Friday, April 16, 2004
Papa's got a brand new gun
Since I don’t particularly enjoy reading about carnage and butchery I am not a big Hemingway fan, but I really did enjoy A Moveable Feast, his autobiographical account of the time he spent in Paris as a young writer in the twenties. In this memoir, he is as gossipy and catty as a schoolgirl. He dishes about many of the famous expatriate literary figures he consorted with in Paris like Gertrude Stein and James Joyce, but reserves the most acid for F. Scott and Zelda Fitzgerald, who come across as alcoholic loons. At one point, Hemingway recounts how F. Scott sheepishly showed Hemingway his penis and asked Hemingway if it were as abnormally and inadequately small as Zelda is constantly telling him it is. The couple was always trying to enmesh Hemingway in their dysfunctional, alcohol fueled bickering, and Hemingway finally tires of it and gives F. Scott good and matter-of-fact advice despite the risk that it might strain their friendship.
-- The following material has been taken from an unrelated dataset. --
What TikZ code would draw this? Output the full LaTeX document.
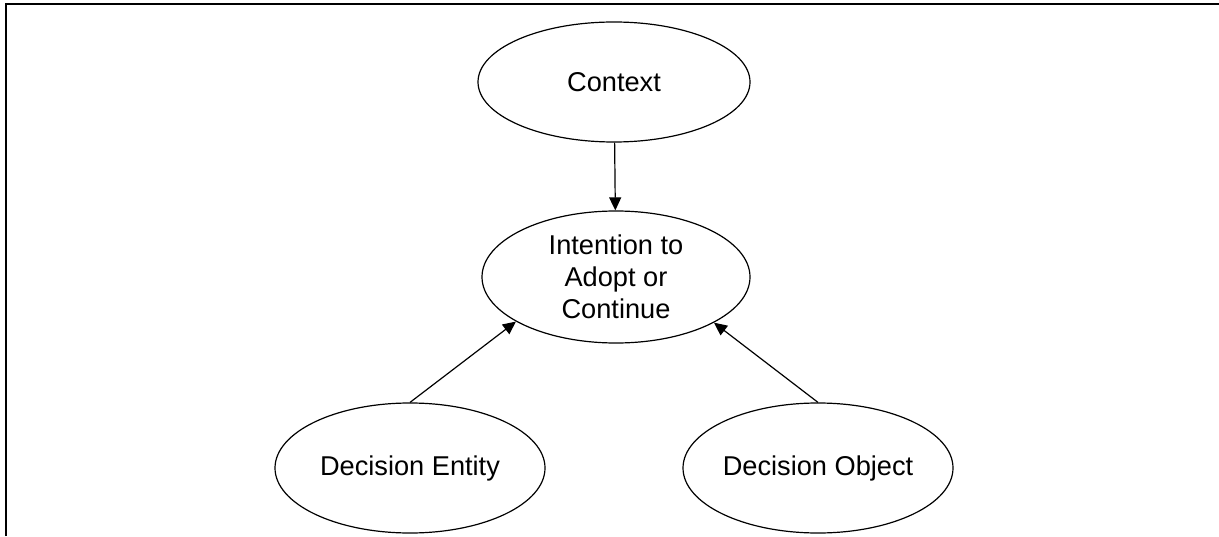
\documentclass[tikz,border=0pt]{standalone}
\usepackage{fontspec}
\setmainfont{Liberation Sans}
\usetikzlibrary{shapes.geometric, arrows.meta}

\begin{document}
\begin{tikzpicture}[->, >={Triangle[length=6.5pt, width=6pt]}, x=1pt, y=1pt,
            line width=0.6pt,
            construct/.style={ellipse, draw, inner sep=0pt, align=center,
                minimum width=135pt, minimum height=65pt,
                font=\fontsize{13.6}{16}\selectfont}]

        \useasboundingbox (0,0) rectangle (609.5,268);

        % --- Frame ---
        \draw[-, line width=1pt] (3,0) -- (3,266) -- (609.5,266);

        % --- Constructs ---
        \node[construct, minimum width=136pt, minimum height=60pt] (ctx) at (307,227) {Context};
        \node[construct, minimum width=134pt, minimum height=66pt] (int) at (308,129.5)
            {Intention to\\Adopt or\\Continue};
        \node[construct] (ent) at (205,34) {Decision Entity};
        \node[construct] (obj) at (409,34) {Decision Object};

        % --- Influences ---
        \draw (ctx) -- (int);
        \draw (ent.north) -- (int.204);
        \draw (obj.north) -- (int.335);

    \end{tikzpicture}
\end{document}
“Forget what Zelda said," I told him. "Zelda is crazy. There’s nothing wrong with you. Just have confidence... Zelda just wants to destroy you.”
He should have added, "But I will destroy you (or at least your reputation, for you will have drunk yourself into an early grave by then) more when I, your supposed friend, reveal this embarrassingly intimate confidence about you and your wife to the world." (In Hemingway's defense, this book was pieced together and released posthumously without his creative control.)
Hemingway also offers us the most awe-inspiring example of passive aggression I have ever read.
Hadley, his first wife, decides on a whim to to pack up every single unpublished manuscript (and all of the carbon copies) in a suitcase to bring to Hemingway as a surprise when she joins him late on a ski trip. She ‘accidentally’ leaves the suitcase on the train station platform where it is stolen, never to be recovered. In essence, his life’s work is lost.
Here is Hemingway’s description of how Hadley breaks the news to him.
“I had never seen anyone hurt by a thing other than death or unbearable suffering except Hadley when she told me about the things being gone. She had cried and cried and could not tell me. I told her that no matter what the dreadful thing was that had happened nothing could be that bad, and whatever it was, it was all right, not to worry. We could work it out. Then, finally, she told me. I was sure that she could not have brought the carbons too…
It was true all right…”
Hemingway was most likely carrying on with her best friend at the time, the one he eventually leaves Hadley and their young son for, and this was indirect revenge at its finest. My hat’s off to you, Hadley Hemingway, for your non-balls.